▸ THE PROBLEM
Write out the material again word for word, dropping any images it holds.

-- Start of DATASET EXTRACT --

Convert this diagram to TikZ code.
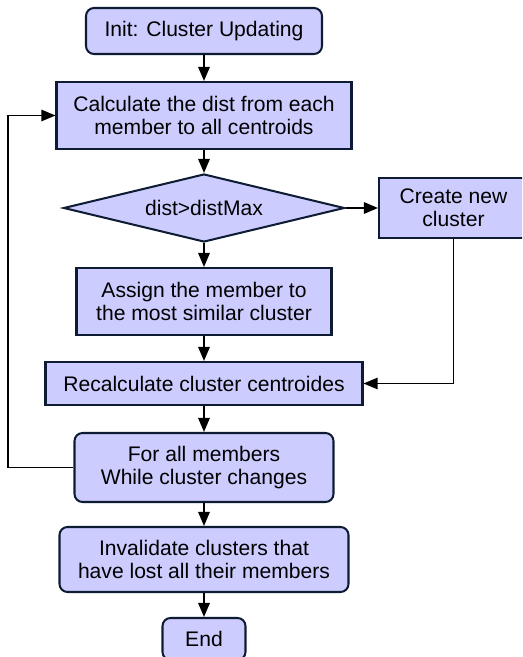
\documentclass[tikz,border=0pt]{standalone}
\usepackage{fontspec}
\setmainfont{Liberation Sans}
\usetikzlibrary{shapes.geometric,arrows.meta}
\definecolor{boxfill}{HTML}{CCCCFF}
\definecolor{boxline}{HTML}{0D1B33}

\begin{document}
\begin{tikzpicture}[
  >={Triangle[length=8pt,width=6.5pt]},
  box/.style={draw=boxline, fill=boxfill, line width=1.15pt, align=center, inner sep=0pt,
              font=\fontsize{12}{13.1}\selectfont},
  roundbox/.style={box, rounded corners=0.16cm},
  decision/.style={box, diamond, aspect=4.13},
  flow/.style={line width=1.1pt, ->},
  back/.style={line width=0.75pt, ->}]
\clip (0,0) rectangle (10.44,-13.14);
%
\node [roundbox, minimum width=4.72cm, minimum height=0.92cm] (init) at (4.08,-0.62) {Init: Cluster Updating};
\node [box, minimum width=5.90cm, minimum height=1.34cm] (calc) at (4.08,-2.31) {Calculate the dist from each\\member to all centroids};
\node [decision, minimum width=5.62cm, minimum height=1.36cm] (dist) at (4.08,-4.16) {dist>distMax};
\node [box, minimum width=2.98cm, minimum height=1.20cm] (create) at (9.07,-4.16) {Create new\\cluster};
\node [box, minimum width=5.10cm, minimum height=1.34cm] (assign) at (4.08,-6.03) {Assign the member to\\the most similar cluster};
\node [box, minimum width=6.34cm, minimum height=0.86cm] (recalc) at (4.08,-7.67) {Recalculate cluster centroides};
\node [roundbox, minimum width=5.18cm, minimum height=1.38cm] (forall) at (4.08,-9.35) {For all members\\While cluster changes};
\node [roundbox, minimum width=5.78cm, minimum height=1.30cm] (inval) at (4.08,-11.19) {Invalidate clusters that\\have lost all their members};
\node [roundbox, minimum width=1.66cm, minimum height=0.84cm] (end) at (4.08,-12.78) {End};
\coordinate (loop) at (0.16,-9.35);
%
\draw [flow] (init) -- (calc);
\draw [flow] (calc) -- (dist);
\draw [flow] (dist) -- (assign);
\draw [flow] (dist) -- (create);
\draw [flow] (assign) -- (recalc);
\draw [back] (create) |- (recalc);
\draw [flow] (recalc) -- (forall);
\draw [back] (forall) -- (loop) |- (calc);
\draw [flow] (forall) -- (inval);
\draw [flow] (inval) -- (end);
%%%%%%%%%%%%%%%%%%%%%%%%%%%%%%%
\end{tikzpicture}
\end{document}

-- End of DATASET EXTRACT --

▸ THE COMPLETED TASK
Convert this diagram to TikZ code.
\documentclass[tikz,border=0pt]{standalone}
\usepackage{fontspec}
\setmainfont{Liberation Sans}
\usetikzlibrary{shapes.geometric,arrows.meta}
\definecolor{boxfill}{HTML}{CCCCFF}
\definecolor{boxline}{HTML}{0D1B33}

\begin{document}
\begin{tikzpicture}[
  >={Triangle[length=8pt,width=6.5pt]},
  box/.style={draw=boxline, fill=boxfill, line width=1.15pt, align=center, inner sep=0pt,
              font=\fontsize{12}{13.1}\selectfont},
  roundbox/.style={box, rounded corners=0.16cm},
  decision/.style={box, diamond, aspect=4.13},
  flow/.style={line width=1.1pt, ->},
  back/.style={line width=0.75pt, ->}]
\clip (0,0) rectangle (10.44,-13.14);
%
\node [roundbox, minimum width=4.72cm, minimum height=0.92cm] (init) at (4.08,-0.62) {Init: Cluster Updating};
\node [box, minimum width=5.90cm, minimum height=1.34cm] (calc) at (4.08,-2.31) {Calculate the dist from each\\member to all centroids};
\node [decision, minimum width=5.62cm, minimum height=1.36cm] (dist) at (4.08,-4.16) {dist>distMax};
\node [box, minimum width=2.98cm, minimum height=1.20cm] (create) at (9.07,-4.16) {Create new\\cluster};
\node [box, minimum width=5.10cm, minimum height=1.34cm] (assign) at (4.08,-6.03) {Assign the member to\\the most similar cluster};
\node [box, minimum width=6.34cm, minimum height=0.86cm] (recalc) at (4.08,-7.67) {Recalculate cluster centroides};
\node [roundbox, minimum width=5.18cm, minimum height=1.38cm] (forall) at (4.08,-9.35) {For all members\\While cluster changes};
\node [roundbox, minimum width=5.78cm, minimum height=1.30cm] (inval) at (4.08,-11.19) {Invalidate clusters that\\have lost all their members};
\node [roundbox, minimum width=1.66cm, minimum height=0.84cm] (end) at (4.08,-12.78) {End};
\coordinate (loop) at (0.16,-9.35);
%
\draw [flow] (init) -- (calc);
\draw [flow] (calc) -- (dist);
\draw [flow] (dist) -- (assign);
\draw [flow] (dist) -- (create);
\draw [flow] (assign) -- (recalc);
\draw [back] (create) |- (recalc);
\draw [flow] (recalc) -- (forall);
\draw [back] (forall) -- (loop) |- (calc);
\draw [flow] (forall) -- (inval);
\draw [flow] (inval) -- (end);
%%%%%%%%%%%%%%%%%%%%%%%%%%%%%%%
\end{tikzpicture}
\end{document}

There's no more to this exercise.